(Data for the task):
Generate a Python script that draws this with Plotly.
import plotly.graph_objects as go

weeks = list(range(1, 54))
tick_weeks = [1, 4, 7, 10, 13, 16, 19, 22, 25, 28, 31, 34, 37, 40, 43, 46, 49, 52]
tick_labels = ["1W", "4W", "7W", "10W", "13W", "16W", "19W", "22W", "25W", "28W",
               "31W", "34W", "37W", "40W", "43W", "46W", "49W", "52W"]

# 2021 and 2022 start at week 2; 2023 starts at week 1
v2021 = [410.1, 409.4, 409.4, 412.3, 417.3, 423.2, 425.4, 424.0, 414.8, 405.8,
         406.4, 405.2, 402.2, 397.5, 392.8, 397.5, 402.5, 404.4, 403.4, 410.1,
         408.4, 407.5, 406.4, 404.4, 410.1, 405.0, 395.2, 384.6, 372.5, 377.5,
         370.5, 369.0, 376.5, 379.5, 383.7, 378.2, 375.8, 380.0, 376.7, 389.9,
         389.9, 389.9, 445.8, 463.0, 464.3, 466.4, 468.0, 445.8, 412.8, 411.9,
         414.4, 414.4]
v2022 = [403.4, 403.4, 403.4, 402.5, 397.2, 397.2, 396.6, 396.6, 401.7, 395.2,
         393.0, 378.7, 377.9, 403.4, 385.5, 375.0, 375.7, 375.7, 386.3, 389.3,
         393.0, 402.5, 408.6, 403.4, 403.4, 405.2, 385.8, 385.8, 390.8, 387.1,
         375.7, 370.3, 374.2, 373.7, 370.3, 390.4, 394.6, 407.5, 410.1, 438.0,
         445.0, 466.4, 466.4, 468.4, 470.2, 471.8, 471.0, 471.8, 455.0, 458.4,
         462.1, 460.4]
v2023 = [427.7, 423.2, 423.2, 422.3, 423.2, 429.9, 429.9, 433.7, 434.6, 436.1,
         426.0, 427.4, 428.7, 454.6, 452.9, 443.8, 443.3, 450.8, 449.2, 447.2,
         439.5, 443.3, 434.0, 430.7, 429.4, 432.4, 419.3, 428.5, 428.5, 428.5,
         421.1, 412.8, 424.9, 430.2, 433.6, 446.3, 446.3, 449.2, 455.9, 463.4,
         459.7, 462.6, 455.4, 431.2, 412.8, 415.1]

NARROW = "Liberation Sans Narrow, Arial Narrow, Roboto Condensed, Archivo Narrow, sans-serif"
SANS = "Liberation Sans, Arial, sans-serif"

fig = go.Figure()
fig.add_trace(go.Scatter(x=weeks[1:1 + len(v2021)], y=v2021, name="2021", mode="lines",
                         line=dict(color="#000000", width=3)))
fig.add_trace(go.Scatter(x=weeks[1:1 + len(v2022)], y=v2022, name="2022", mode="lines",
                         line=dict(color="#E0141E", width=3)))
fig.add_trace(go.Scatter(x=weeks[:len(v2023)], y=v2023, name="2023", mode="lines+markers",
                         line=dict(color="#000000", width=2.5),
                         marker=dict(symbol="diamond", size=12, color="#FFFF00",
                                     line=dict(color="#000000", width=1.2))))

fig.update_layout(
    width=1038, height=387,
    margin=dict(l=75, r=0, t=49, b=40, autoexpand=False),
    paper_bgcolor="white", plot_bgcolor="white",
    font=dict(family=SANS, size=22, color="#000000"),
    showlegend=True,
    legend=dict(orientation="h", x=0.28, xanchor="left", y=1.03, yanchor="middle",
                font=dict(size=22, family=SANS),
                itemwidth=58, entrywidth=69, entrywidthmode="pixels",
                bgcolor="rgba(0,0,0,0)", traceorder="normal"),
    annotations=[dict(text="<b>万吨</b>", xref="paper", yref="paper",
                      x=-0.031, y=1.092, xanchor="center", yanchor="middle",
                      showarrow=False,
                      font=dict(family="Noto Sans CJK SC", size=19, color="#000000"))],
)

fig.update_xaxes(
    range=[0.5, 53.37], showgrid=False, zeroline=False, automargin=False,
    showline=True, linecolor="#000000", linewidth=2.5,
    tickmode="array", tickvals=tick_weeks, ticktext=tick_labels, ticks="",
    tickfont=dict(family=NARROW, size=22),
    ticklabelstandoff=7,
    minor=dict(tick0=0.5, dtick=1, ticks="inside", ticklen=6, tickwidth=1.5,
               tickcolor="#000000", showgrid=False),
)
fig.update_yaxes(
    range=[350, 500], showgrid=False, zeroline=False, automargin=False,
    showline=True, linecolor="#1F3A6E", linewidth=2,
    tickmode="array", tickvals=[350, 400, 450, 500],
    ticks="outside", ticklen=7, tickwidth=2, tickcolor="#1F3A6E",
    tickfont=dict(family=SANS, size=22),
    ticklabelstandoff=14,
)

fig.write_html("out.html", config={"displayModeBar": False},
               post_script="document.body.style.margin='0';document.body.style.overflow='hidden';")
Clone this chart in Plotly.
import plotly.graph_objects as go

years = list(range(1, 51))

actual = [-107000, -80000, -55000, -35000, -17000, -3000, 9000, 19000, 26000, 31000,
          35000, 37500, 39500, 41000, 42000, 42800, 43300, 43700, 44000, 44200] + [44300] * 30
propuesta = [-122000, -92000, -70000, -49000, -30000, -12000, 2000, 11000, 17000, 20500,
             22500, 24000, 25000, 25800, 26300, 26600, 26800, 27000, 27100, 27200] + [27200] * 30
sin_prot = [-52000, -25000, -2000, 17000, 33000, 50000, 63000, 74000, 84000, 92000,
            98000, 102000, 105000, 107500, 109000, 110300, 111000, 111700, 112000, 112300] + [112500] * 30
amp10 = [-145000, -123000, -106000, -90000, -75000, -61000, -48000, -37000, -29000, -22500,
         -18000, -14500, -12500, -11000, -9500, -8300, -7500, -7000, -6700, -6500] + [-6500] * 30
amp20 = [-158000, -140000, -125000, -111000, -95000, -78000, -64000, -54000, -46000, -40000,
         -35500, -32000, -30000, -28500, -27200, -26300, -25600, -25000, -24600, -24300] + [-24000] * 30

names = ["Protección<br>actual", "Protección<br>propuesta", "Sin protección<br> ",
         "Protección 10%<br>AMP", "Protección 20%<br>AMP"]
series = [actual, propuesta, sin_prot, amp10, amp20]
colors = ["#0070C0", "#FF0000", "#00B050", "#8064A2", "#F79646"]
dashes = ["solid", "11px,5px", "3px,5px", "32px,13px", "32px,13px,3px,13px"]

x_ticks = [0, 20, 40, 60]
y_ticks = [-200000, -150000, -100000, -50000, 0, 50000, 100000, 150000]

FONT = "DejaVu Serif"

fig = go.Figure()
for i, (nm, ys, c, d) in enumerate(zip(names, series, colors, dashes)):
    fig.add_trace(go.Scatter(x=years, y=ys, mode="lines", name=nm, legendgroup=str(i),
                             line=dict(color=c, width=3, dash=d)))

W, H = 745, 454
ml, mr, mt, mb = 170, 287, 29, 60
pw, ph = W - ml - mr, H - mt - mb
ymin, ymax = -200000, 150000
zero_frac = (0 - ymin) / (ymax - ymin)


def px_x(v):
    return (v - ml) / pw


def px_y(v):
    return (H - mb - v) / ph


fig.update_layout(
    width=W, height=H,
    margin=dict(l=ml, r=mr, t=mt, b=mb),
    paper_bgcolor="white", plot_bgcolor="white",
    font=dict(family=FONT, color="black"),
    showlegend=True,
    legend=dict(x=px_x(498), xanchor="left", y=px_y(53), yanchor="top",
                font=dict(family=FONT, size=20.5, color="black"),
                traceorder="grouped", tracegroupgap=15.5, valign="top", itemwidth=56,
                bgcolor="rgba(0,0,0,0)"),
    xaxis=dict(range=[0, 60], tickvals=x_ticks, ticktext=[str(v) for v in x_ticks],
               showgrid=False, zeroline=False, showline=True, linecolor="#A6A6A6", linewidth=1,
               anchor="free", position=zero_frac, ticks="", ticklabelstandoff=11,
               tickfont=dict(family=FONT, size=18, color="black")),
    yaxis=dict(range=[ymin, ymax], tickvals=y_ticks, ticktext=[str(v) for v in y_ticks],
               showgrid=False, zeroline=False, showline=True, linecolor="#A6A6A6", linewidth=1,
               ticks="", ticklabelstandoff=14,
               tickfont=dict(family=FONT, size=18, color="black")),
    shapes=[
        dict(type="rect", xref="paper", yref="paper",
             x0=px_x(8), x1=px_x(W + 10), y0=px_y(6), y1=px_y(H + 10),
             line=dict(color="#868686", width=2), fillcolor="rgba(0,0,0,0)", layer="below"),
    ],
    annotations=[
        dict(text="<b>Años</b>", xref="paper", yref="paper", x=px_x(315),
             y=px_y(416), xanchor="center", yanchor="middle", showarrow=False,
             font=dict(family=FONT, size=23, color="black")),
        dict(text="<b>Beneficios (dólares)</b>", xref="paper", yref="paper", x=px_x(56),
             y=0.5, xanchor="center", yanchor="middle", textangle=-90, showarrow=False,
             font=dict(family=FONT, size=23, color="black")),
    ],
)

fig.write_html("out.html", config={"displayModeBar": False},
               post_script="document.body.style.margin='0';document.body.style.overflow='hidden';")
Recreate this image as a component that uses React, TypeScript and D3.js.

(Instructions to follow):
Copy each line above containing the string "that".

(Problem solution):
Generate a Python script that draws this with Plotly.
Recreate this image as a component that uses React, TypeScript and D3.js.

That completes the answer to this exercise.